26 May Main Types of Business Structures in The UK
Getting started with your new business venture can be exciting and challenging at the same time. To find out your answers about business structures, you need to invest your energies in gathering information to know the types of business that will turn out to be the best for you.
Choosing the right type of business structure will specify your direction and path to work for it. Whereas, investing in the wrong direction if you happen to choose the wrong business structure can result in the worst nightmare.
Accotax will help you to choose the best type of business!
Different Types of Business in the UK:
While there are different types of business structures in the UK that operate differently and are classified due to the unique way of structure they own. What makes business structures different is all connected to the details of who owns them and what is the extent of liabilities they are responsible for.

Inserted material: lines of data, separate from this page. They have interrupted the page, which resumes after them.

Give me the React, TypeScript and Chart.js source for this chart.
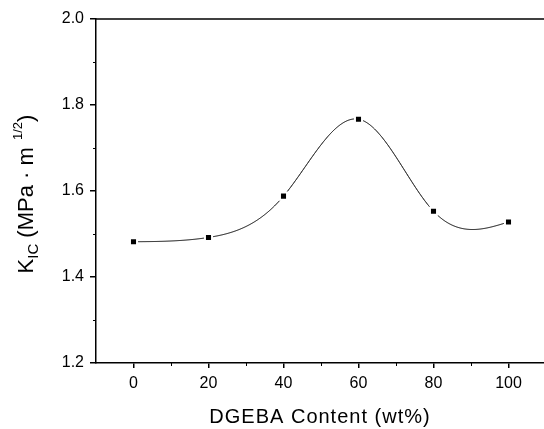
import React, { useEffect, useRef } from "react";
import { Chart, registerables } from "chart.js";

Chart.register(...registerables);

const dgebaContent = [0, 20, 40, 60, 80, 100];
const kicValues = [1.482, 1.492, 1.588, 1.767, 1.553, 1.528];
const xTickValues = [0, 20, 40, 60, 80, 100];
const xMinorTicks = [10, 30, 50, 70, 90];
const yTickValues = [1.2, 1.4, 1.6, 1.8, 2.0];
const yMinorTicks = [1.3, 1.5, 1.7, 1.9];
const xTitle = "DGEBA Content (wt%)";

const FONT = "'Liberation Sans', Arial, Helvetica, sans-serif";

// natural cubic spline second derivatives for rendering the smooth line
function splineSecondDerivs(xs: number[], ys: number[]): number[] {
  const n = xs.length;
  const m = new Array(n).fill(0);
  const u = new Array(n).fill(0);
  for (let i = 1; i < n - 1; i++) {
    const sig = (xs[i] - xs[i - 1]) / (xs[i + 1] - xs[i - 1]);
    const p = sig * m[i - 1] + 2;
    m[i] = (sig - 1) / p;
    const d =
      (ys[i + 1] - ys[i]) / (xs[i + 1] - xs[i]) -
      (ys[i] - ys[i - 1]) / (xs[i] - xs[i - 1]);
    u[i] = ((6 * d) / (xs[i + 1] - xs[i - 1]) - sig * u[i - 1]) / p;
  }
  m[n - 1] = 0;
  for (let k = n - 2; k >= 0; k--) m[k] = m[k] * m[k + 1] + u[k];
  return m;
}

function splineEval(xs: number[], ys: number[], m: number[], x: number) {
  let k = 0;
  while (k < xs.length - 2 && x > xs[k + 1]) k++;
  const h = xs[k + 1] - xs[k];
  const a = (xs[k + 1] - x) / h;
  const b = (x - xs[k]) / h;
  return (
    a * ys[k] +
    b * ys[k + 1] +
    (((a * a * a - a) * m[k] + (b * b * b - b) * m[k + 1]) * h * h) / 6
  );
}

const splinePlugin = {
  id: "splinePlugin",
  beforeDatasetsDraw(chart: any) {
    const { ctx, scales } = chart;
    const xs = scales.x;
    const ys = scales.y;
    const m = splineSecondDerivs(dgebaContent, kicValues);
    const x0 = dgebaContent[0];
    const x1 = dgebaContent[dgebaContent.length - 1];
    const p0 = xs.getPixelForValue(x0);
    const p1 = xs.getPixelForValue(x1);
    ctx.save();
    ctx.strokeStyle = "#000";
    ctx.lineWidth = 1;
    ctx.beginPath();
    for (let px = p0; px <= p1 + 0.01; px += 1) {
      const xv = xs.getValueForPixel(px);
      const yv = splineEval(dgebaContent, kicValues, m, xv);
      const py = ys.getPixelForValue(yv);
      if (px === p0) ctx.moveTo(px, py);
      else ctx.lineTo(px, py);
    }
    ctx.stroke();
    ctx.restore();
  },
};

const framePlugin = {
  id: "framePlugin",
  afterDraw(chart: any) {
    const { ctx, chartArea, scales } = chart;
    const xs = scales.x;
    const ys = scales.y;
    ctx.save();
    ctx.strokeStyle = "#000";
    ctx.lineWidth = 1.5;
    ctx.beginPath();
    ctx.moveTo(chartArea.left, chartArea.top);
    ctx.lineTo(chartArea.right, chartArea.top);
    ctx.stroke();
    ctx.lineWidth = 1;
    yMinorTicks.forEach((v) => {
      const y = Math.round(ys.getPixelForValue(v)) + 0.5;
      ctx.beginPath();
      ctx.moveTo(chartArea.left - 3, y);
      ctx.lineTo(chartArea.left, y);
      ctx.stroke();
    });
    xMinorTicks.forEach((v) => {
      const x = Math.round(xs.getPixelForValue(v)) + 0.5;
      ctx.beginPath();
      ctx.moveTo(x, chartArea.bottom);
      ctx.lineTo(x, chartArea.bottom + 3);
      ctx.stroke();
    });
    ctx.fillStyle = "#000";
    ctx.font = `20px ${FONT}`;
    (ctx as any).letterSpacing = "1px";
    ctx.textAlign = "center";
    ctx.textBaseline = "alphabetic";
    ctx.fillText(xTitle, 320, 423);
    (ctx as any).letterSpacing = "0px";
    const segs = [
      { t: "K", size: 22, dy: 0 },
      { t: "IC", size: 15, dy: 5 },
      { t: " (MPa · m", size: 22, dy: 0 },
      { t: "  1/2", size: 13, dy: -11 },
      { t: ")", size: 22, dy: 0 },
    ];
    let total = 0;
    const widths = segs.map((s) => {
      ctx.font = `${s.size}px ${FONT}`;
      const w = ctx.measureText(s.t).width;
      total += w;
      return w;
    });
    ctx.translate(33, 194);
    ctx.rotate(-Math.PI / 2);
    ctx.textAlign = "left";
    let cx = -total / 2;
    segs.forEach((s, i) => {
      ctx.font = `${s.size}px ${FONT}`;
      ctx.fillText(s.t, cx, s.dy);
      cx += widths[i];
    });
    ctx.restore();
  },
};

export default function App() {
  const canvasRef = useRef<HTMLCanvasElement | null>(null);

  useEffect(() => {
    document.body.style.margin = "0";
    const canvas = canvasRef.current;
    if (!canvas) return;
    const chart = new Chart(canvas, {
      type: "line",
      data: {
        datasets: [
          {
            data: dgebaContent.map((x, i) => ({ x, y: kicValues[i] })),
            showLine: false,
            borderColor: "#000",
            borderWidth: 1,
            pointStyle: "rect",
            pointRadius: 5,
            pointBackgroundColor: "#000",
            pointBorderColor: "#fff",
            pointBorderWidth: 2,
            fill: false,
          },
        ],
      },
      options: {
        responsive: false,
        devicePixelRatio: 1,
        animation: false,
        layout: { padding: { left: 0, top: 19, right: 14, bottom: 0 } },
        plugins: {
          legend: { display: false },
          tooltip: { enabled: false },
        },
        scales: {
          x: {
            type: "linear",
            min: -10,
            max: 110,
            afterBuildTicks: (scale: any) => {
              scale.ticks = xTickValues.map((v) => ({ value: v }));
            },
            afterFit: (scale: any) => {
              scale.height = 66;
            },
            grid: {
              display: true,
              drawOnChartArea: false,
              drawTicks: true,
              tickLength: 5,
              color: "#000",
              lineWidth: 1.5,
            },
            border: { display: true, color: "#000", width: 1.5 },
            ticks: {
              color: "#000",
              font: { family: FONT, size: 16 },
              padding: 6,
              maxRotation: 0,
              callback: (v: any) => String(v),
            },
          },
          y: {
            type: "linear",
            min: 1.2,
            max: 2.0,
            afterBuildTicks: (scale: any) => {
              scale.ticks = yTickValues.map((v) => ({ value: v }));
            },
            afterFit: (scale: any) => {
              scale.width = 96;
            },
            grid: {
              display: true,
              drawOnChartArea: false,
              drawTicks: true,
              tickLength: 6,
              color: "#000",
              lineWidth: 1.5,
            },
            border: { display: true, color: "#000", width: 1.5 },
            ticks: {
              color: "#000",
              font: { family: FONT, size: 16 },
              padding: 6,
              callback: (v: any) => Number(v).toFixed(1),
            },
          },
        },
      },
      plugins: [splinePlugin, framePlugin],
    } as any);
    return () => chart.destroy();
  }, []);

  return (
    <div
      style={{
        position: "absolute",
        left: 0,
        top: 0,
        width: 544,
        height: 429,
        overflow: "hidden",
        background: "#fff",
      }}
    >
      <canvas
        ref={canvasRef}
        width={560}
        height={429}
        style={{ width: 560, height: 429, display: "block" }}
      />
    </div>
  );
}
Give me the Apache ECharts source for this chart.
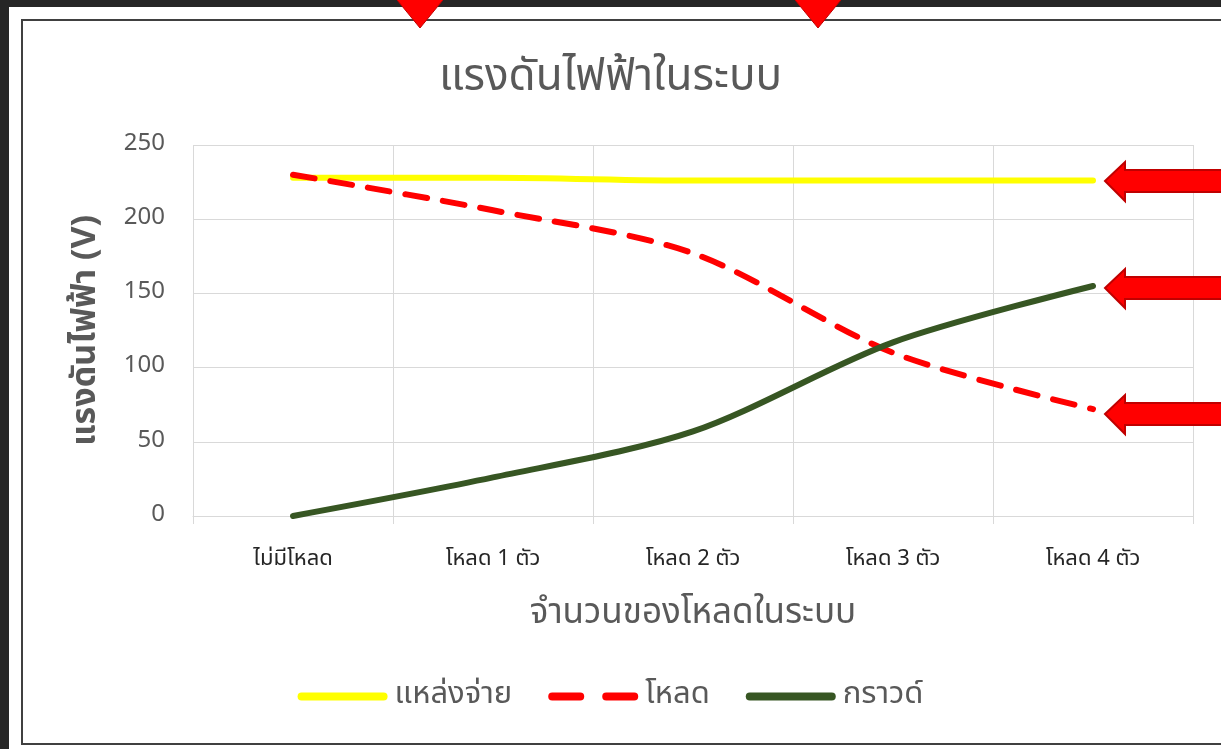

Below is a list for you to find out the most popular, 4 main types of business structures in the UK. Each of them has unique factors in terms of liability for the members, shareholders, and owners.
1- Limited Company:
A limited company is a legal business structure that offers a platform to have more than one owner. In this type of business structure, owners and the members have limited liability to an extent of the amount they have invested in the company.
Also, the company has its separate legal entity apart from its owners which means the directors are not liable for the company debts. In case the company fails and faces a loss, the personal assets of directors and shareholders are safe as the banks can’t touch them but only recover from the amount already invested in the company.
There are two types of limited companies.
- Private Limited Company
- Public Limited Company
Private Limited Companies:
Any type of business entity that comes under private ownership is called a private limited company. The examples of shops, restaurants and local retailers belong to private limited companies. They are often set up on a small scale with no minimum limit of capital invested.
The prominent features of private limited companies are listed below.
- It is the most common type of business that comes under UK incorporation.
- It is easy to set up directly with the companies house.
- The private limited company has its own independent identity apart from its owners and shareholders.
- The initial capital to invest can be as manageable as £100.
Public Limited Companies (PLC):
A public limited company is a kind of business structure that offers its share to the general public and is usually ideal for the stock exchange. Just like the private limited company it is known to have its separate legal identity separated from its shareholders and members. Also, the shareholders have limited liability in case the company faces losses.
However, some factors make a public limited company different from private limited companies. Some of the major differences are given here.
- PLC is led by the board of directors.
- Decision-making is done by the board of directors and strong shareholders which is a slow and exhausting process in this type of business.
- The death of any member or director does not affect the company and the place is filled with a new replacement.
- The capital share can be increased by adding in new members.
- The number of members that can buy the shares has no limit.
- The details of loss and profits are publicly available.
2- Limited Liability Corporation (LLC):
The corporation is generally chosen by the entrepreneurs. People tend to mix limited companies with LLC. The major factors that are the same about LLC and a limited company are mutual protection in terms of being liable for company debts. Furthermore, the fact of having an independent existence apart from the owners is the same as well.
The difference to keep in mind is that a limited company is owned by one or more owners whereas the corporation is owned by its shareholders.
3- Partnership Business:
When two business parties agree to run a business based on mutual interest and share the liabilities and enjoy profits together is the case when a partnership business is formed.
In this regard, the partners can be individuals with mutual interests. Already running business parties, organizations and governments as well. Many types of partnership businesses are formed based on mutual interest where two individuals or parties are agreed to work for their interests.
In the first type of business, parties share the liabilities and profits equally, while in the others, limited liability is given. It all depends on the terms and conditions of the agreement formed to work together. Some of the most common examples of partnership business are real estate, law firms, and accounting firms.
Common types of partnership business are:
- General Partnership
- Limited Partnership
- Limited Liability Partnership
- Public-Private Partnership
4- Sole Proprietorship:
Sole Proprietorship is also known as the common name Sole Traders. This business structure is owned by one individual and unlike limited companies, this type of company doesn’t have its separate existence separated from the owner.
It is the oldest and simplest kind of structure with unincorporated businesses. The single owner is liable for the debts and income tax. He has to manage all business activities. This turns out to be a very easy and doable idea for the individuals who intend to be minimal in terms of capital investment.
Moreover, being a sole trader can be advantageous as:
- Being the only boss and no one to dictate your business direction.
- Start with being minimal in terms of capital investment.
- Enjoy profits and have your maximum privacy.
- Easy to establish and operate.
- Change your structure according to circumstances with no intervention.
Just like every business comes with its pros and cons. Being a sole trader can be disadvantageous too, in several ways. Some disadvantages are listed here for you.
- Unlimited liability for the debts and losses.
- No protection is provided to the personal assets of the owners as the company doesn’t have its own identity.
- Retention of high-caliber employees is challenging.
- Responsibilities of day-to-day business activities.
- The limited life span of the business.
Now that you know the main types of business with exploring the facts about them from multiple perspectives, you are good to gear up to choose the best type of business!!